Introduction
Forests cover about 30% of the Earth’s land surface, store almost half
of the terrestrial carbon, constitute a net carbon sink, supply
important resources to billions of people, and host over half of Earth’s
biodiversity (Pan et al. 2011; Jenkins et al. 2013; Vira et al. 2015;
Ramage et al. 2017). Yet, ongoing and future environmental changes put
forests at risk. This rises the demand for a more detailed understanding
of forest dynamics and for assessing the future of forest ecosystems to
continuously update our knowledge base and support decision-makers
(United Nations 2014; Mouquet et al. 2015; IPBES 2016; Mori 2017).
Forest ecology is however confronted with the challenge of investigating
complex systems that are characterized by long-term dynamics over large
spatial scales, and therefore many questions remain unresolved
(Sutherland et al. 2013).
During the past decades an increasing amount of field and remote sensing
data has been made available, providing valuable information on forest
ecological systems at various spatial and temporal scales and
resolutions. However, their integration into a coherent picture remains
a considerable challenge (Levin 1992; Chave 2013; Estes et al. 2018). In
parallel, a variety of vegetation and forest models have been
continuously developed by different scientific communities and for
different purposes. Orchestrating the interplay of various data with
forest modelling has been identified as a promising approach to tackle
current research challenges (Zuidema et al. 2013; Shugart et al. 2015;
van der Sande et al. 2017). The availability of various forest modelling
approaches and decades of experience in assimilating observational
knowledge offer invaluable tools to address key applied and fundamental
ecological questions on forests.
Our contribution draws on the simultaneous trajectories of development
that different modelling communities have followed until today to
evidence the powerful capabilities models offer to understand forest
ecology. In the first part, we present three widely used, but
contrasting, modelling approaches to simulate forests, namely species
distribution models (SDMs), individual-based forest models (IBMs) and
dynamic global vegetation models (DGVMs). Our aim is to illustrate the
diversity of modelling approaches to address key ecological questions
for forests. In doing so, we outline the development of these different
modelling approaches over the past decades.

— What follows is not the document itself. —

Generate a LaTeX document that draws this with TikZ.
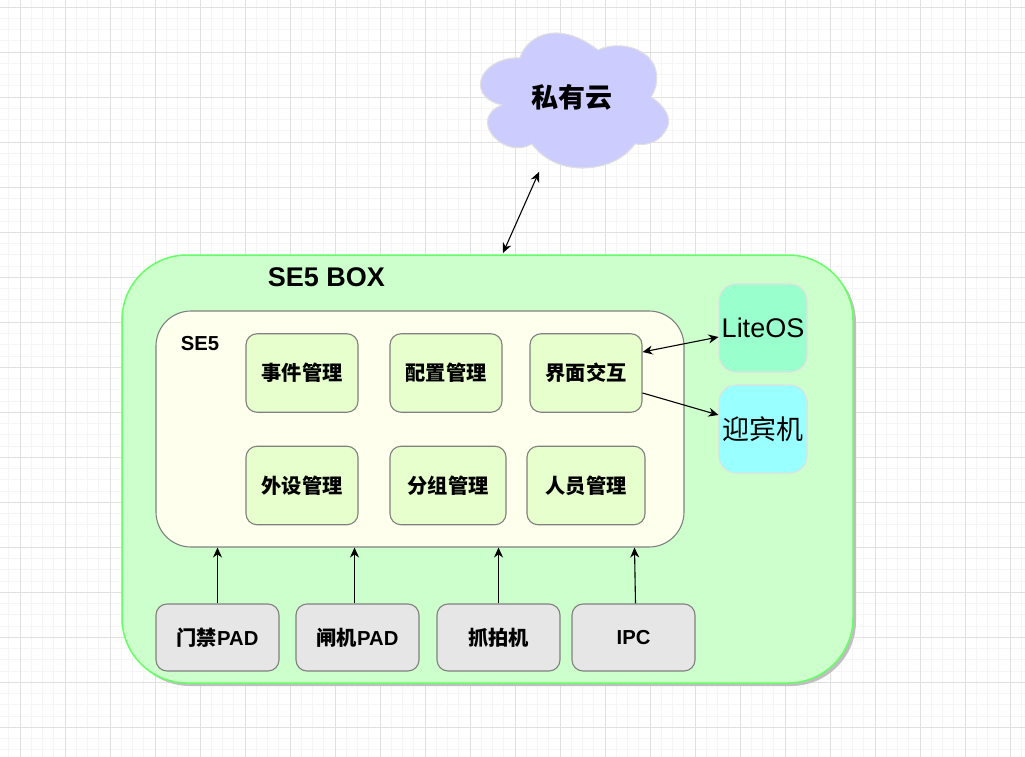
\documentclass[tikz,border=0pt]{standalone}
\usepackage{xcolor}
\usepackage{fontspec}
\setmainfont{Liberation Sans}
\newfontfamily\cjk{Noto Sans CJK SC}
\usetikzlibrary{arrows.meta, positioning, calc, shadows}
\definecolor{gridmajor}{RGB}{224, 224, 224}
\definecolor{gridminor}{RGB}{245, 245, 245}
\definecolor{boxgreen}{RGB}{204, 255, 204}
\definecolor{boxedge}{RGB}{102, 255, 102}
\definecolor{cloudblue}{RGB}{204, 204, 255}
\definecolor{paleyellow}{RGB}{255, 255, 238}
\definecolor{modgreen}{RGB}{230, 255, 204}
\definecolor{devgray}{RGB}{230, 230, 230}
\definecolor{edgegray}{RGB}{128, 128, 128}
\definecolor{softedge}{RGB}{224, 224, 224}
\definecolor{litegreen}{RGB}{153, 255, 204}
\definecolor{guestcyan}{RGB}{153, 255, 255}
\tikzstyle{module} = [rectangle, rounded corners=11pt, inner sep=0pt, line width=1.1pt, minimum height=78.5pt, text centered, draw=edgegray, fill=modgreen, font=\fontsize{20.25}{24}\selectfont\bfseries]
\tikzstyle{device} = [rectangle, rounded corners=11pt, inner sep=0pt, line width=1.1pt, minimum width=123pt, minimum height=67pt, text centered, draw=edgegray, fill=devgray, font=\fontsize{20.25}{24}\selectfont\bfseries]
\tikzstyle{side} = [rectangle, rounded corners=17pt, inner sep=0pt, line width=1.1pt, minimum width=88pt, minimum height=88pt, text centered, draw=softedge, font=\fontsize{27}{32}\selectfont]
\tikzstyle{arrow} = [line width=1.1pt,-{Stealth[length=10pt,width=9pt]}]
\tikzstyle{dbarrow} = [line width=1.1pt,{Stealth[length=10pt,width=9pt]}-{Stealth[length=10pt,width=9pt]}]

\begin{document}
\begin{tikzpicture}[x=1pt, y=-1pt]
    \useasboundingbox (0, 0) rectangle (1025, 757);
    \fill[white] (0, 0) rectangle (1025, 757);

    % Grid
    \foreach \i in {-1,...,91} {
        \draw[gridminor, line width=1pt] ({20+11.25*\i}, 0) -- ({20+11.25*\i}, 757);
    }
    \foreach \i in {0,...,67} {
        \draw[gridminor, line width=1pt] (0, {7.25+11.25*\i}) -- (1025, {7.25+11.25*\i});
    }
    \foreach \i in {0,...,22} {
        \draw[gridmajor, line width=1pt] ({20+45*\i}, 0) -- ({20+45*\i}, 757);
    }
    \foreach \i in {0,...,16} {
        \draw[gridmajor, line width=1pt] (0, {7.25+45*\i}) -- (1025, {7.25+45*\i});
    }

    % Cloud
    \draw[softedge, fill=cloudblue, line width=1.1pt]
        (520, 58) .. controls (525, 42) and (540, 33) .. (555, 33)
        .. controls (572, 33) and (586, 41) .. (598, 50)
        .. controls (610, 44) and (630, 44) .. (643, 53)
        .. controls (656, 60) and (662, 80) .. (651, 97)
        .. controls (665, 106) and (672, 118) .. (667, 128)
        .. controls (660, 142) and (648, 146) .. (635, 144)
        .. controls (622, 162) and (600, 168) .. (582, 168)
        .. controls (560, 168) and (542, 158) .. (532, 144)
        .. controls (520, 151) and (505, 148) .. (495, 138)
        .. controls (484, 127) and (484, 112) .. (502, 105)
        .. controls (487, 102) and (478, 92) .. (481, 80)
        .. controls (486, 64) and (505, 57) .. (520, 58) -- cycle;
    \node[font=\fontsize{27}{32}\selectfont\bfseries] (cloud) at (572, 97) {\cjk 私有云};
    \coordinate (cloudend) at (539, 172);

    % SE5 BOX
    \node[rectangle, rounded corners=65pt, minimum width=731pt, minimum height=428pt, inner sep=0pt, draw=boxedge, fill=boxgreen, line width=1.5pt,
        drop shadow={shadow xshift=3pt, shadow yshift=-3pt, fill=black!25, opacity=1}] (sebox) at (487.5, 469) {};
    \node[font=\fontsize{27}{32}\selectfont\bfseries] (seboxlabel) at (326.5, 277) {SE5 BOX};
    \coordinate (boxend) at (503, 253);
    \draw[dbarrow] (boxend) -- (cloudend);

    % SE5
    \node[rectangle, rounded corners=35pt, minimum width=528pt, minimum height=236pt, inner sep=0pt, line width=1.1pt, draw=edgegray, fill=paleyellow] (se5) at (420, 429) {};
    \node[font=\fontsize{20.25}{24}\selectfont\bfseries] (se5label) at (200, 344) {SE5};

    % Modules
    \node[module, minimum width=112pt] (event) at (302, 373) {\cjk 事件管理};
    \node[module, minimum width=112pt] (config) at (446, 373) {\cjk 配置管理};
    \node[module, minimum width=112pt] (ui) at (586, 373) {\cjk 界面交互};
    \node[module, minimum width=112pt] (periph) at (302, 485.5) {\cjk 外设管理};
    \node[module, minimum width=116pt] (group) at (448, 485.5) {\cjk 分组管理};
    \node[module, minimum width=118pt] (staff) at (586, 485.5) {\cjk 人员管理};

    % Side boxes
    \node[side, fill=litegreen] (liteos) at (763, 328) {LiteOS};
    \node[side, fill=guestcyan] (guest) at (763, 429) {\cjk 迎宾机};
    \draw[dbarrow] ([yshift=21pt]ui.east) -- ([yshift=-9pt]liteos.west);
    \draw[arrow] ([yshift=-20pt]ui.east) -- ([yshift=14pt]guest.west);

    % Devices
    \node[device] (door) at (217.5, 637.5) {{\cjk 门禁}PAD};
    \node[device] (gate) at (357.5, 637.5) {{\cjk 闸机}PAD};
    \node[device] (snap) at (498.5, 637.5) {\cjk 抓拍机};
    \node[device] (ipc) at (633.5, 637.5) {IPC};
    \draw[arrow] (door.north) -- (door.north |- se5.south);
    \draw[arrow] ([xshift=-3pt]gate.north) -- ([xshift=-3pt]gate.north |- se5.south);
    \draw[arrow] (snap.north) -- (snap.north |- se5.south);
    \draw[arrow] ([xshift=2pt]ipc.north) -- ([xshift=1pt]ipc.north |- se5.south);
\end{tikzpicture}
\end{document}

In a second part, we discuss
how scientific and technical advancements have been alleviating the main
constraints that initially restricted applications of forest modelling,
and show how model development have progressively allowed models to
tackle questions beyond their historical objectives. Finally, we will
sketch out how forest models, singly and in combination, could take on
an increasing role in addressing a variety of key ecological questions
in the future.